Unfortunately, HB 556 falls short of adequately responding to HCR 99 in several key areas, notably failing to provide:

* Adequate notice to surface landowners of proposals for drilling coalbed methane wells and pooling requests. No notice is provided to surface landowners under the bill, despite the fact that in many cases, the question of whether the CBM rights were severed and who owns the resource may involve the surface landowners.

* Coordination of issuance of permits to drill or convert coalbed methane wells with environmental permitting. Despite the potential for air quality, surface water quality, and groundwater impacts, no coordination is provided with the Clean Air Act, Underground Injection Control Program, or KPDES surface discharge permit program.

* Collection of baseline environmental data necessary to protect surface and groundwater resources from damage associated with coalbed methane well development and stimulation.

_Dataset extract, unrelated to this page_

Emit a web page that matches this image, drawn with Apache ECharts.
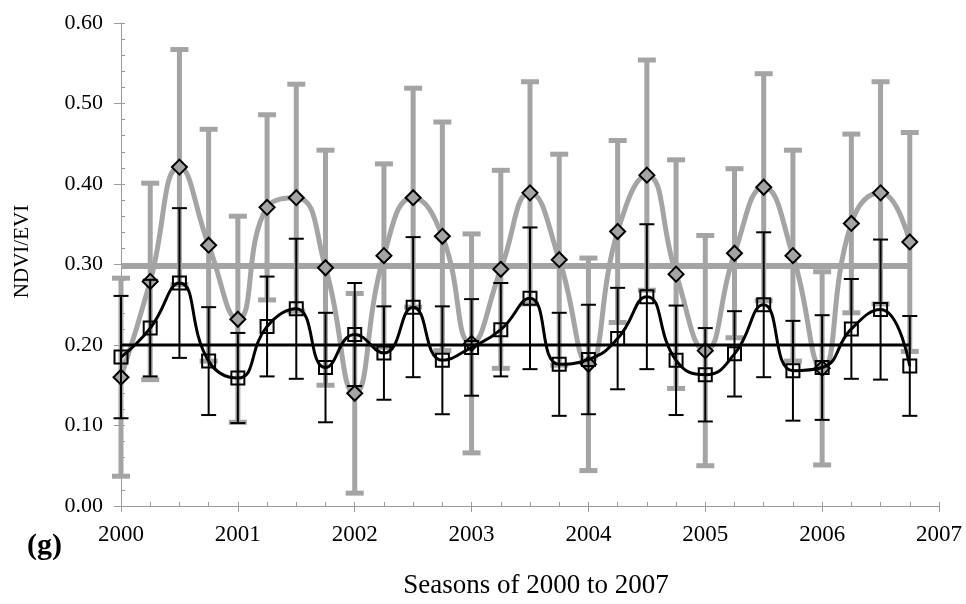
<!DOCTYPE html>
<html>
<head>
<meta charset="utf-8">
<script src="https://cdn.jsdelivr.net/npm/echarts@6/dist/echarts.min.js"></script>
<style>
html,body{margin:0;padding:0;background:#fff;}
#chart{width:966px;height:604px;}
</style>
</head>
<body>
<div id="chart"></div>
<script>
// ---- data ----
const seasons = [2000, 2000.25, 2000.5, 2000.75, 2001, 2001.25, 2001.5, 2001.75,
  2002, 2002.25, 2002.5, 2002.75, 2003, 2003.25, 2003.5, 2003.75,
  2004, 2004.25, 2004.5, 2004.75, 2005, 2005.25, 2005.5, 2005.75,
  2006, 2006.25, 2006.5, 2006.75];
const ndvi = [0.160, 0.279, 0.421, 0.324, 0.232, 0.371, 0.383, 0.296,
  0.140, 0.311, 0.383, 0.335, 0.202, 0.294, 0.389, 0.306,
  0.176, 0.341, 0.411, 0.288, 0.193, 0.314, 0.396, 0.311,
  0.171, 0.351, 0.389, 0.328];
const ndviSd = [0.123, 0.122, 0.146, 0.144, 0.128, 0.115, 0.141, 0.146,
  0.124, 0.114, 0.136, 0.142, 0.136, 0.123, 0.138, 0.131,
  0.132, 0.113, 0.143, 0.142, 0.143, 0.105, 0.141, 0.131,
  0.120, 0.111, 0.138, 0.136];
const evi = [0.185, 0.221, 0.277, 0.180, 0.159, 0.223, 0.245, 0.172,
  0.213, 0.190, 0.247, 0.181, 0.197, 0.219, 0.258, 0.176,
  0.182, 0.208, 0.260, 0.181, 0.163, 0.189, 0.250, 0.168,
  0.172, 0.220, 0.244, 0.174];
const eviSd = [0.076, 0.060, 0.093, 0.067, 0.056, 0.062, 0.087, 0.068,
  0.064, 0.058, 0.087, 0.067, 0.060, 0.058, 0.088, 0.064,
  0.068, 0.063, 0.090, 0.068, 0.058, 0.053, 0.090, 0.062,
  0.065, 0.062, 0.087, 0.062];
const ndviMean = 0.298;
const eviMean = 0.200;
const xTicks = [2000, 2001, 2002, 2003, 2004, 2005, 2006, 2007];
const yTicks = [0.00, 0.10, 0.20, 0.30, 0.40, 0.50, 0.60];
const xTitle = 'Seasons of 2000 to 2007';
const yTitle = 'NDVI/EVI';
const panelLabel = '(g)';

// ---- build ----
const GRAY = '#a4a4a4';
const AXIS = '#9a9a9a';
const FONT = "'Liberation Serif', 'Times New Roman', serif";

const ndviPts = seasons.map((s, i) => [s, ndvi[i]]);
const eviPts = seasons.map((s, i) => [s, evi[i]]);
const ndviErr = seasons.map((s, i) => [s, ndvi[i] - ndviSd[i], ndvi[i] + ndviSd[i]]);
const eviErr = seasons.map((s, i) => [s, evi[i] - eviSd[i], evi[i] + eviSd[i]]);
const first = seasons[0], last = seasons[seasons.length - 1];

function errRender(capW, lw, capLw, color) {
  return function (params, api) {
    const x = api.value(0), lo = api.value(1), hi = api.value(2);
    const pHi = api.coord([x, hi]);
    const pLo = api.coord([x, lo]);
    return {
      type: 'group',
      children: [
        { type: 'line', shape: { x1: pHi[0], y1: pHi[1], x2: pLo[0], y2: pLo[1] }, style: { stroke: color, lineWidth: lw } },
        { type: 'line', shape: { x1: pHi[0] - capW / 2, y1: pHi[1], x2: pHi[0] + capW / 2, y2: pHi[1] }, style: { stroke: color, lineWidth: capLw } },
        { type: 'line', shape: { x1: pLo[0] - capW / 2, y1: pLo[1], x2: pLo[0] + capW / 2, y2: pLo[1] }, style: { stroke: color, lineWidth: capLw } }
      ]
    };
  };
}

const chart = echarts.init(document.getElementById('chart'), null, { renderer: 'canvas' });
chart.setOption({
  animation: false,
  backgroundColor: '#fff',
  grid: { left: 121, right: 27, top: 23, bottom: 95, containLabel: false },
  xAxis: [
    {
      type: 'value', min: xTicks[0], max: xTicks[xTicks.length - 1], interval: 1,
      axisLine: { show: true, lineStyle: { color: AXIS, width: 1 } },
      axisTick: { show: true, inside: false, length: 6, lineStyle: { color: AXIS } },
      splitLine: { show: false },
      axisLabel: { color: '#000', fontFamily: FONT, fontSize: 23, margin: 17, formatter: v => String(v) },
      name: xTitle, nameLocation: 'middle', nameGap: 66,
      nameTextStyle: { color: '#000', fontFamily: FONT, fontSize: 27, padding: [0, 0, 0, 12] }
    },
    {
      type: 'value', min: xTicks[0], max: xTicks[xTicks.length - 1], interval: 0.25,
      position: 'bottom',
      axisLine: { show: false },
      axisTick: { show: true, inside: true, length: 4, lineStyle: { color: AXIS } },
      axisLabel: { show: false }, splitLine: { show: false }
    }
  ],
  yAxis: [
    {
      type: 'value', min: yTicks[0], max: yTicks[yTicks.length - 1], interval: 0.1,
      axisLine: { show: true, lineStyle: { color: AXIS, width: 1 } },
      axisTick: { show: true, inside: false, length: 7, lineStyle: { color: AXIS } },
      splitLine: { show: false },
      axisLabel: { color: '#000', fontFamily: FONT, fontSize: 22, margin: 18, formatter: v => v.toFixed(2) },
      name: yTitle, nameLocation: 'middle', nameGap: 88, nameRotate: 90,
      nameTextStyle: { color: '#000', fontFamily: FONT, fontSize: 21, padding: [0, 0, 0, 26] }
    },
    {
      type: 'value', min: yTicks[0], max: yTicks[yTicks.length - 1], interval: 0.02,
      position: 'left',
      axisLine: { show: false },
      axisTick: { show: true, inside: true, length: 4, lineStyle: { color: AXIS } },
      axisLabel: { show: false }, splitLine: { show: false }
    }
  ],
  graphic: [
    { type: 'text', left: 27, top: 531, style: { text: panelLabel, font: "bold 30px 'Liberation Serif', serif", fill: '#000' } }
  ],
  series: [
    {
      type: 'custom', name: 'NDVI SD', data: ndviErr, encode: { x: 0, y: [1, 2] },
      renderItem: errRender(18, 5, 5, GRAY), z: 1, silent: true
    },
    {
      type: 'line', name: 'NDVI mean', data: [[first, ndviMean], [last, ndviMean]],
      symbol: 'none', lineStyle: { color: GRAY, width: 6 }, z: 2, silent: true
    },
    {
      type: 'line', name: 'NDVI', data: ndviPts, smooth: 0.5,
      symbol: 'diamond', symbolSize: 15, showSymbol: true,
      lineStyle: { color: GRAY, width: 5 },
      itemStyle: { color: GRAY, borderColor: '#000', borderWidth: 2 }, z: 3
    },
    {
      type: 'custom', name: 'EVI SD', data: eviErr, encode: { x: 0, y: [1, 2] },
      renderItem: errRender(15, 2, 2, '#000'), z: 4, silent: true
    },
    {
      type: 'line', name: 'EVI mean', data: [[first, eviMean], [last, eviMean]],
      symbol: 'none', lineStyle: { color: '#000', width: 3 }, z: 5, silent: true
    },
    {
      type: 'line', name: 'EVI', data: eviPts, smooth: 0.5,
      symbol: 'rect', symbolSize: 13, showSymbol: true,
      lineStyle: { color: '#000', width: 3 },
      itemStyle: { color: 'rgba(255,255,255,0)', borderColor: '#000', borderWidth: 2 }, z: 6
    }
  ]
});
</script>
</body>
</html>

While the bill includes the requirement that water supplies damaged by CBM wells be replaced, there is no provision for identification of groundwater resources or users, or collection of baseline data necessary to allow a determination of causation when a claim is made that the quality or quantity of the groundwater resource has been diminished.

* Provision of a reclamation plan for management of drilling fluids and reclamation of areas disturbed in conjunction with coalbed methane operations. Despite enactment of KRS 353.500(2) requiring development of a comprehensive regulatory program for oil and gas operations, no such program has been developed. The bill provides for development of reclamation plans in cases of complete severance, but in other cases fails to require development and approval of a drilling and reclamation plan to meet the goal of HCR 99 of “safeguarding the environment.”

I look forward to working with you, the Environmental and Public Protection Cabinet, and interested parties in development of amendments to address these important areas and to satisfy the mandates of both HCR 99 and KRS 353.500(2).